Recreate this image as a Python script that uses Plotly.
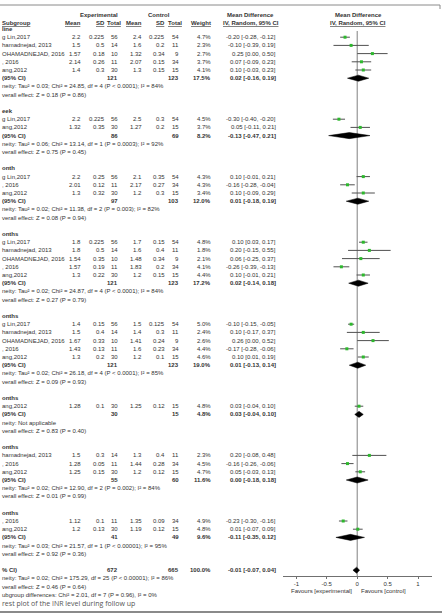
import plotly.graph_objects as go

W, H = 442, 615
FONT = "Liberation Sans, Arial, sans-serif"

# ---------------- data ----------------
group_labels = ["line", "eek", "onth", "onths", "onths", "onths", "onths", "onths"]

study_names = [
    "g Lin,2017", "hamadnejad, 2013", "OHAMADNEJAD, 2016", ", 2016", "ang,2012",
    "g Lin,2017", "ang,2012",
    "g Lin,2017", ", 2016", "ang,2012",
    "g Lin,2017", "hamadnejad, 2013", "OHAMADNEJAD, 2016", ", 2016", "ang,2012",
    "g Lin,2017", "hamadnejad, 2013", "OHAMADNEJAD, 2016", ", 2016", "ang,2012",
    "ang,2012",
    "hamadnejad, 2013", ", 2016", "ang,2012",
    ", 2016", "ang,2012",
]
study_group = [0] * 5 + [1] * 2 + [2] * 3 + [3] * 5 + [4] * 5 + [5] + [6] * 3 + [7] * 2

exp_mean = [2.2, 1.5, 1.57, 2.14, 1.4, 2.2, 1.32, 2.2, 2.01, 1.3, 1.8, 1.8, 1.54, 1.57, 1.3,
            1.4, 1.5, 1.67, 1.43, 1.3, 1.28, 1.5, 1.28, 1.25, 1.12, 1.2]
exp_sd = [0.225, 0.5, 0.18, 0.26, 0.3, 0.225, 0.35, 0.25, 0.12, 0.32, 0.225, 0.5, 0.35, 0.19, 0.22,
          0.15, 0.4, 0.33, 0.13, 0.2, 0.1, 0.3, 0.05, 0.15, 0.1, 0.13]
exp_n = [56, 14, 10, 11, 30, 56, 30, 56, 11, 30, 56, 14, 10, 11, 30,
         56, 14, 10, 11, 30, 30, 14, 11, 30, 11, 30]
ctl_mean = [2.4, 1.6, 1.32, 2.07, 1.3, 2.5, 1.27, 2.1, 2.17, 1.2, 1.7, 1.6, 1.48, 1.83, 1.2,
            1.5, 1.4, 1.41, 1.6, 1.2, 1.25, 1.3, 1.44, 1.2, 1.35, 1.19]
ctl_sd = [0.225, 0.2, 0.34, 0.15, 0.15, 0.3, 0.2, 0.35, 0.27, 0.3, 0.15, 0.4, 0.34, 0.2, 0.15,
          0.125, 0.3, 0.24, 0.23, 0.1, 0.12, 0.4, 0.28, 0.12, 0.09, 0.12]
ctl_n = [54, 11, 9, 34, 15, 54, 15, 54, 34, 15, 54, 11, 9, 34, 15,
         54, 11, 9, 34, 15, 15, 11, 34, 15, 34, 15]
weight = [4.7, 2.3, 2.7, 3.7, 4.1, 4.5, 3.7, 4.3, 4.3, 3.4, 4.8, 1.8, 2.1, 4.1, 4.4,
          5.0, 2.4, 2.6, 4.4, 4.6, 4.8, 2.3, 4.5, 4.7, 4.9, 4.8]
md = [-0.20, -0.10, 0.25, 0.07, 0.10, -0.30, 0.05, 0.10, -0.16, 0.10, 0.10, 0.20, 0.06, -0.26, 0.10,
      -0.10, 0.10, 0.26, -0.17, 0.10, 0.03, 0.20, -0.16, 0.05, -0.23, 0.01]
ci_lo = [-0.28, -0.39, 0.00, -0.09, -0.03, -0.40, -0.11, -0.01, -0.28, -0.09, 0.03, -0.15, -0.25, -0.39, -0.01,
         -0.15, -0.17, 0.00, -0.28, 0.01, -0.04, -0.08, -0.26, -0.03, -0.30, -0.07]
ci_hi = [-0.12, 0.19, 0.50, 0.23, 0.23, -0.20, 0.21, 0.21, -0.04, 0.29, 0.17, 0.55, 0.37, -0.13, 0.21,
         -0.05, 0.37, 0.52, -0.06, 0.19, 0.10, 0.48, -0.06, 0.13, -0.16, 0.09]

grp_exp_n = [121, 86, 97, 121, 121, 30, 55, 41]
grp_ctl_n = [123, 69, 103, 123, 123, 15, 60, 49]
grp_weight = [17.5, 8.2, 12.0, 17.2, 19.0, 4.8, 11.6, 9.6]
grp_md = [0.02, -0.13, 0.01, 0.02, 0.01, 0.03, 0.00, -0.11]
grp_lo = [-0.16, -0.47, -0.18, -0.14, -0.13, -0.04, -0.18, -0.35]
grp_hi = [0.19, 0.21, 0.19, 0.18, 0.14, 0.10, 0.18, 0.12]
grp_het = [
    "neity: Tau² = 0.03; Chi² = 24.85, df = 4 (P < 0.0001); I² = 84%",
    "neity: Tau² = 0.06; Chi² = 13.14, df = 1 (P = 0.0003); I² = 92%",
    "neity: Tau² = 0.02; Chi² = 11.38, df = 2 (P = 0.003); I² = 82%",
    "neity: Tau² = 0.02; Chi² = 24.87, df = 4 (P < 0.0001); I² = 84%",
    "neity: Tau² = 0.02; Chi² = 26.18, df = 4 (P < 0.0001); I² = 85%",
    "neity: Not applicable",
    "neity: Tau² = 0.02; Chi² = 12.90, df = 2 (P = 0.002); I² = 84%",
    "neity: Tau² = 0.03; Chi² = 21.57, df = 1 (P < 0.00001); I² = 95%",
]
grp_effect = [
    "verall effect: Z = 0.18 (P = 0.86)",
    "verall effect: Z = 0.75 (P = 0.45)",
    "verall effect: Z = 0.08 (P = 0.94)",
    "verall effect: Z = 0.27 (P = 0.79)",
    "verall effect: Z = 0.09 (P = 0.93)",
    "verall effect: Z = 0.83 (P = 0.40)",
    "verall effect: Z = 0.01 (P = 0.99)",
    "verall effect: Z = 0.92 (P = 0.36)",
]

total_label = "% CI)"
total_exp_n = 672
total_ctl_n = 665
total_weight = 100.0
total_md, total_lo, total_hi = -0.01, -0.07, 0.04
total_het = "neity: Tau² = 0.02; Chi² = 175.29, df = 25 (P < 0.00001); I² = 86%"
total_effect = "verall effect: Z = 0.46 (P = 0.64)"
subgroup_diff = "ubgroup differences: Chi² = 2.01, df = 7 (P = 0.96), I² = 0%"
caption = "rest plot of the INR level during follow up"

x_ticks = [-1, -0.5, 0, 0.5, 1]
x_ticktext = ["-1", "-0.5", "0", "0.5", "1"]

# ---------------- layout helpers ----------------
ROW0, ROWH = 29.0, 8.2


def prow(p):
    return 1 + (p - ROW0) / ROWH


def fx(p):
    return p / W


COL = dict(em=83, esd=107, en=120, cm=144, csd=167, cn=181, w=213, ci=278)
TXT = "#333333"
annotations = []


def txt(s, xpx, row, anchor="left", bold=False, size=6, color=TXT, family=FONT):
    annotations.append(dict(
        text=f"<b>{s}</b>" if bold else s, x=fx(xpx), xref="paper", y=row, yref="y",
        xanchor=anchor, yanchor="middle", showarrow=False,
        font=dict(size=size, color=color, family=family)))


def ci_text(m, lo, hi):
    return f"{m:.2f} [{lo:.2f}, {hi:.2f}]"


# ---------------- build rows ----------------
study_rows = []
grp_rows = []
row = 1
si = 0
for g, label in enumerate(group_labels):
    txt(label, 0, row, bold=True)
    row += 1
    while si < len(study_names) and study_group[si] == g:
        study_rows.append(row)
        row += 1
        si += 1
    grp_rows.append(row)
    row += 1
    txt(grp_het[g], 0, row)
    row += 1
    txt(grp_effect[g], 0, row)
    row += 2
total_row = row
txt(total_label, 0, total_row, bold=True)
txt(total_het, 0, total_row + 1)
txt(total_effect, 0, total_row + 2)
txt(subgroup_diff, 0, total_row + 3)
txt(caption, 0, total_row + 4.1, size=7, color="#555555", family="Open Sans, sans-serif")

for i, r in enumerate(study_rows):
    txt(study_names[i], 0, r)
    txt(str(exp_mean[i]), COL["em"], r, "right")
    txt(str(exp_sd[i]), COL["esd"], r, "right")
    txt(str(exp_n[i]), COL["en"], r, "right")
    txt(str(ctl_mean[i]), COL["cm"], r, "right")
    txt(str(ctl_sd[i]), COL["csd"], r, "right")
    txt(str(ctl_n[i]), COL["cn"], r, "right")
    txt(f"{weight[i]:.1f}%", COL["w"], r, "right")
    txt(ci_text(md[i], ci_lo[i], ci_hi[i]), COL["ci"], r, "right")

for g, r in enumerate(grp_rows):
    txt("(95% CI)", 0, r, bold=True)
    txt(str(grp_exp_n[g]), COL["en"], r, "right", bold=True)
    txt(str(grp_ctl_n[g]), COL["cn"], r, "right", bold=True)
    txt(f"{grp_weight[g]:.1f}%", COL["w"], r, "right", bold=True)
    txt(ci_text(grp_md[g], grp_lo[g], grp_hi[g]), COL["ci"], r, "right", bold=True)

txt(str(total_exp_n), COL["en"], total_row, "right", bold=True)
txt(str(total_ctl_n), COL["cn"], total_row, "right", bold=True)
txt(f"{total_weight:.1f}%", COL["w"], total_row, "right", bold=True)
txt(ci_text(total_md, total_lo, total_hi), COL["ci"], total_row, "right", bold=True)

# headers
h1, h2 = prow(15), prow(23)
txt("Experimental", 99, h1, "center", bold=True)
txt("Control", 159, h1, "center", bold=True)
txt("Mean Difference", 250, h1, "center", bold=True)
txt("Mean Difference", 358, h1, "center", bold=True)
txt("<u>Subgroup</u>", 0, h2, bold=True)
txt("<u>Mean</u>", COL["em"], h2, "right", bold=True)
txt("<u>SD</u>", COL["esd"], h2, "right", bold=True)
txt("<u>Total</u>", COL["en"] + 3, h2, "right", bold=True)
txt("<u>Mean</u>", COL["cm"], h2, "right", bold=True)
txt("<u>SD</u>", COL["csd"], h2, "right", bold=True)
txt("<u>Total</u>", COL["cn"] + 3, h2, "right", bold=True)
txt("<u>Weight</u>", COL["w"], h2, "right", bold=True)
txt("<u>IV, Random, 95% CI</u>", 251, h2, "center", bold=True)
txt("<u>IV, Random, 95% CI</u>", 358, h2, "center", bold=True)

# favours labels
fav_row = prow(591)
annotations.append(dict(text="Favours [experimental]", x=0, xref="x", y=fav_row, yref="y",
                        xanchor="right", yanchor="middle", xshift=-3, showarrow=False,
                        font=dict(size=6, color=TXT, family=FONT)))
annotations.append(dict(text="Favours [control]", x=0, xref="x", y=fav_row, yref="y",
                        xanchor="left", yanchor="middle", xshift=2, showarrow=False,
                        font=dict(size=6, color=TXT, family=FONT)))

# ---------------- traces ----------------
fig = go.Figure()

# zero reference line
fig.add_trace(go.Scatter(x=[0, 0], y=[prow(31), prow(576)], mode="lines",
                         line=dict(color="#808080", width=1), hoverinfo="skip"))

# study estimates with CIs
fig.add_trace(go.Scatter(
    x=md, y=study_rows, mode="markers",
    marker=dict(symbol="square", size=3, color="#2db82d"),
    error_x=dict(type="data", symmetric=False,
                 array=[h - m for h, m in zip(ci_hi, md)],
                 arrayminus=[m - l for m, l in zip(md, ci_lo)],
                 width=0, thickness=1, color="#505050"),
))

# diamonds
DH = 0.37
for m, lo, hi, r in list(zip(grp_md, grp_lo, grp_hi, grp_rows)) + [(total_md, total_lo, total_hi, total_row)]:
    fig.add_trace(go.Scatter(
        x=[lo, m, hi, m, lo], y=[r, r - DH, r, r + DH, r], mode="lines",
        fill="toself", fillcolor="black", line=dict(color="black", width=0.5),
        hoverinfo="skip"))

shapes = [
    dict(type="line", xref="paper", yref="paper", x0=0, x1=fx(440), y0=1 - 5 / H, y1=1 - 5 / H,
         line=dict(color="#8a8a8a", width=1)),
    dict(type="line", xref="paper", yref="paper", x0=fx(440), x1=fx(440), y0=1 - 5 / H, y1=1 - 9 / H,
         line=dict(color="#8a8a8a", width=1)),
    dict(type="line", xref="paper", yref="paper", x0=0, x1=1, y0=1 - 612 / H, y1=1 - 612 / H,
         line=dict(color="#8a8a8a", width=2)),
]

fig.update_layout(
    width=W, height=H, margin=dict(l=0, r=0, t=0, b=0),
    paper_bgcolor="white", plot_bgcolor="white", showlegend=False,
    annotations=annotations, shapes=shapes,
    xaxis=dict(domain=[fx(283), fx(432)], range=[-1.22, 1.23], anchor="free",
               position=1 - 576 / H, showline=True, linecolor="#707070", linewidth=1,
               ticks="outside", ticklen=2, tickcolor="#707070",
               tickvals=x_ticks, ticktext=x_ticktext,
               tickfont=dict(size=6, color=TXT, family=FONT),
               showgrid=False, zeroline=False, fixedrange=True),
    yaxis=dict(domain=[0, 1], range=[prow(H), prow(0)], visible=False,
               showgrid=False, zeroline=False, fixedrange=True),
)

fig.write_html("out.html")
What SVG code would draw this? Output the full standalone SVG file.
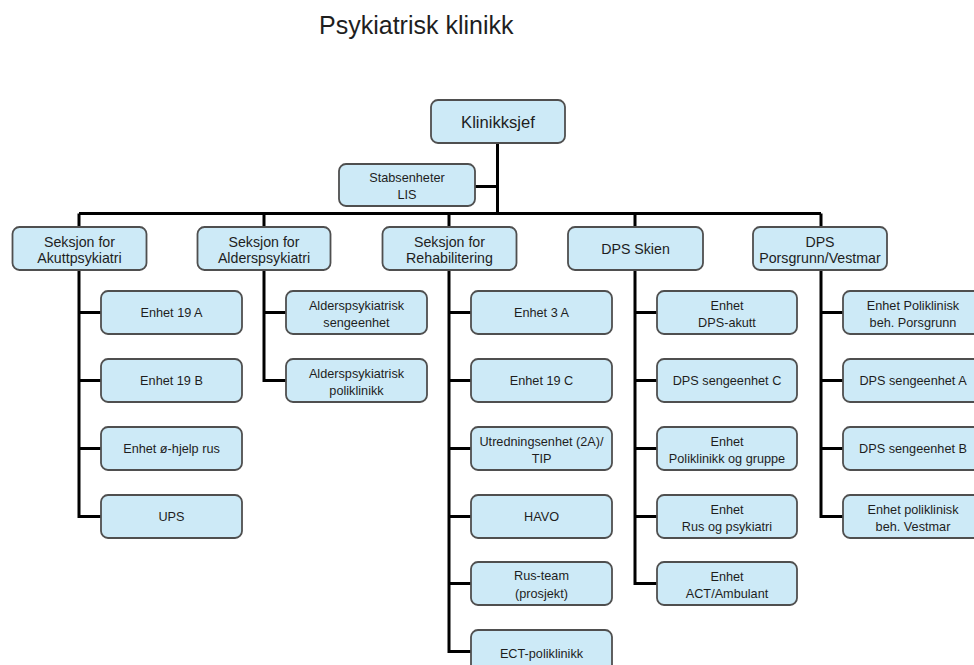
<svg xmlns="http://www.w3.org/2000/svg" width="974" height="665" viewBox="0 0 974 665">
<style>
.bg{fill:#ffffff}
.box{fill:#cdeaf7;stroke:#4f4f4f;stroke-width:1.8}
.t{font-family:"Liberation Sans",Arial,sans-serif;fill:#1e1e1e;text-anchor:middle}
.c{font-size:12.7px}
.s{font-size:14.2px}
.k{font-size:16.6px}
.title{font-family:"Liberation Sans",Arial,sans-serif;font-size:25px;fill:#1e1e1e}
.con{fill:none;stroke:#000;stroke-width:3}
</style>
<rect class="bg" x="0" y="0" width="974" height="665"/>
<text class="title" x="319" y="34">Psykiatrisk klinikk</text>

<g id="connectors">
<path class="con" d="M497.5,143 V213.5 M475,186.5 H497.5 M79,213.5 H821"/>
<path class="con" d="M79,213.5 V227 M264,213.5 V227 M449,213.5 V227 M635,213.5 V227 M821,213.5 V227"/>
<path class="con" d="M79,270 V312.5 H101 M79,380.5 H101 M79,448.5 H101 M79,312.5 V516.5 H101"/>
<path class="con" d="M264,270 V380.5 H286 M264,312.5 H286"/>
<path class="con" d="M449,270 V651.5 H471 M449,312.5 H471 M449,380.5 H471 M449,448.5 H471 M449,516.5 H471 M449,583.5 H471"/>
<path class="con" d="M635,270 V583.5 H657 M635,312.5 H657 M635,380.5 H657 M635,448.5 H657 M635,516.5 H657"/>
<path class="con" d="M821,270 V516.5 H843 M821,312.5 H843 M821,380.5 H843 M821,448.5 H843"/>
</g>

<g id="klinikksjef"><rect class="box" x="431" y="100" width="134" height="43" rx="7"/><text class="t k" x="498" y="127.5">Klinikksjef</text></g>
<g id="stabsenheter"><rect class="box" x="339" y="164" width="136" height="42" rx="7"/><text class="t c" x="407" y="182">Stabsenheter</text><text class="t c" x="407" y="198.5">LIS</text></g>

<g id="sek-akutt"><rect class="box" x="12.5" y="227" width="134" height="43" rx="7"/><text class="t s" x="79.5" y="246.5">Seksjon for</text><text class="t s" x="79.5" y="263">Akuttpsykiatri</text></g>
<g id="sek-alder"><rect class="box" x="197.5" y="227" width="133" height="43" rx="7"/><text class="t s" x="264" y="246.5">Seksjon for</text><text class="t s" x="264" y="263">Alderspsykiatri</text></g>
<g id="sek-rehab"><rect class="box" x="382.5" y="227" width="134" height="43" rx="7"/><text class="t s" x="449.5" y="246.5">Seksjon for</text><text class="t s" x="449.5" y="263">Rehabilitering</text></g>
<g id="dps-skien"><rect class="box" x="568" y="227" width="135" height="43" rx="7"/><text class="t s" x="635.5" y="254">DPS Skien</text></g>
<g id="dps-porsgrunn"><rect class="box" x="753" y="227" width="134" height="43" rx="7"/><text class="t s" x="820" y="246.5">DPS</text><text class="t s" x="820" y="263">Porsgrunn/Vestmar</text></g>

<g id="enhet-19a"><rect class="box" x="101" y="291" width="141" height="43" rx="7"/><text class="t c" x="171.5" y="317">Enhet 19 A</text></g>
<g id="enhet-19b"><rect class="box" x="101" y="359" width="141" height="43" rx="7"/><text class="t c" x="171.5" y="385">Enhet 19 B</text></g>
<g id="enhet-ohjelp"><rect class="box" x="101" y="427" width="141" height="43" rx="7"/><text class="t c" x="171.5" y="453">Enhet ø-hjelp rus</text></g>
<g id="ups"><rect class="box" x="101" y="495" width="141" height="43" rx="7"/><text class="t c" x="171.5" y="521">UPS</text></g>

<g id="alder-senge"><rect class="box" x="286" y="291" width="141" height="43" rx="7"/><text class="t c" x="356.5" y="309.5">Alderspsykiatrisk</text><text class="t c" x="356.5" y="326.5">sengeenhet</text></g>
<g id="alder-poli"><rect class="box" x="286" y="359" width="141" height="43" rx="7"/><text class="t c" x="356.5" y="377.5">Alderspsykiatrisk</text><text class="t c" x="356.5" y="394.5">poliklinikk</text></g>

<g id="enhet-3a"><rect class="box" x="471" y="291" width="141" height="43" rx="7"/><text class="t c" x="541.5" y="317">Enhet 3 A</text></g>
<g id="enhet-19c"><rect class="box" x="471" y="359" width="141" height="43" rx="7"/><text class="t c" x="541.5" y="385">Enhet 19 C</text></g>
<g id="utredning"><rect class="box" x="471" y="427" width="141" height="43" rx="7"/><text class="t c" x="541.5" y="445.5">Utredningsenhet (2A)/</text><text class="t c" x="541.5" y="462.5">TIP</text></g>
<g id="havo"><rect class="box" x="471" y="495" width="141" height="43" rx="7"/><text class="t c" x="541.5" y="521">HAVO</text></g>
<g id="rus-team"><rect class="box" x="471" y="562" width="141" height="43" rx="7"/><text class="t c" x="541.5" y="580">Rus-team</text><text class="t c" x="541.5" y="597.5">(prosjekt)</text></g>
<g id="ect"><rect class="box" x="471" y="630" width="141" height="43" rx="7"/><text class="t c" x="541.5" y="657.5">ECT-poliklinikk</text></g>

<g id="dps-akutt"><rect class="box" x="657" y="291" width="140" height="43" rx="7"/><text class="t c" x="727" y="309.5">Enhet</text><text class="t c" x="727" y="326.5">DPS-akutt</text></g>
<g id="dps-senge-c"><rect class="box" x="657" y="359" width="140" height="43" rx="7"/><text class="t c" x="727" y="385">DPS sengeenhet C</text></g>
<g id="poli-gruppe"><rect class="box" x="657" y="427" width="140" height="43" rx="7"/><text class="t c" x="727" y="445.5">Enhet</text><text class="t c" x="727" y="462.5">Poliklinikk og gruppe</text></g>
<g id="rus-psyk"><rect class="box" x="657" y="495" width="140" height="43" rx="7"/><text class="t c" x="727" y="513.5">Enhet</text><text class="t c" x="727" y="530.5">Rus og psykiatri</text></g>
<g id="act"><rect class="box" x="657" y="562" width="140" height="43" rx="7"/><text class="t c" x="727" y="580.5">Enhet</text><text class="t c" x="727" y="597.5">ACT/Ambulant</text></g>

<g id="poli-porsgrunn"><rect class="box" x="843" y="291" width="141" height="43" rx="7"/><text class="t c" x="913" y="309.5">Enhet Poliklinisk</text><text class="t c" x="913" y="326.5">beh. Porsgrunn</text></g>
<g id="dps-senge-a"><rect class="box" x="843" y="359" width="141" height="43" rx="7"/><text class="t c" x="913" y="385">DPS sengeenhet A</text></g>
<g id="dps-senge-b"><rect class="box" x="843" y="427" width="141" height="43" rx="7"/><text class="t c" x="913" y="453">DPS sengeenhet B</text></g>
<g id="poli-vestmar"><rect class="box" x="843" y="495" width="141" height="43" rx="7"/><text class="t c" x="913" y="513.5">Enhet poliklinisk</text><text class="t c" x="913" y="530.5">beh. Vestmar</text></g>
</svg>
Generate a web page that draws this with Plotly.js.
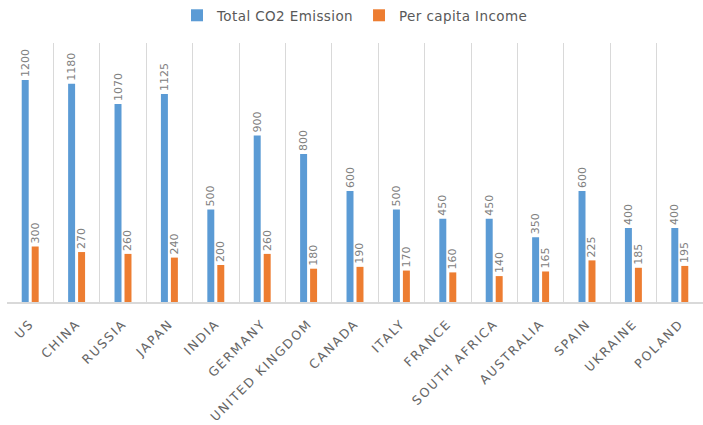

+===+

• OBJECTIVE
Everything from the first line of the records through the line containing "study_group = [0]" should be reproduced exactly, apart from the pictures.

• SOLUTION TO THIS PROBLEM
Recreate this image as a Python script that uses Plotly.
import plotly.graph_objects as go

W, H = 442, 615
FONT = "Liberation Sans, Arial, sans-serif"

# ---------------- data ----------------
group_labels = ["line", "eek", "onth", "onths", "onths", "onths", "onths", "onths"]

study_names = [
    "g Lin,2017", "hamadnejad, 2013", "OHAMADNEJAD, 2016", ", 2016", "ang,2012",
    "g Lin,2017", "ang,2012",
    "g Lin,2017", ", 2016", "ang,2012",
    "g Lin,2017", "hamadnejad, 2013", "OHAMADNEJAD, 2016", ", 2016", "ang,2012",
    "g Lin,2017", "hamadnejad, 2013", "OHAMADNEJAD, 2016", ", 2016", "ang,2012",
    "ang,2012",
    "hamadnejad, 2013", ", 2016", "ang,2012",
    ", 2016", "ang,2012",
]
study_group = [0] * 5 + [1] * 2 + [2] * 3 + [3] * 5 + [4] * 5 + [5] + [6] * 3 + [7] * 2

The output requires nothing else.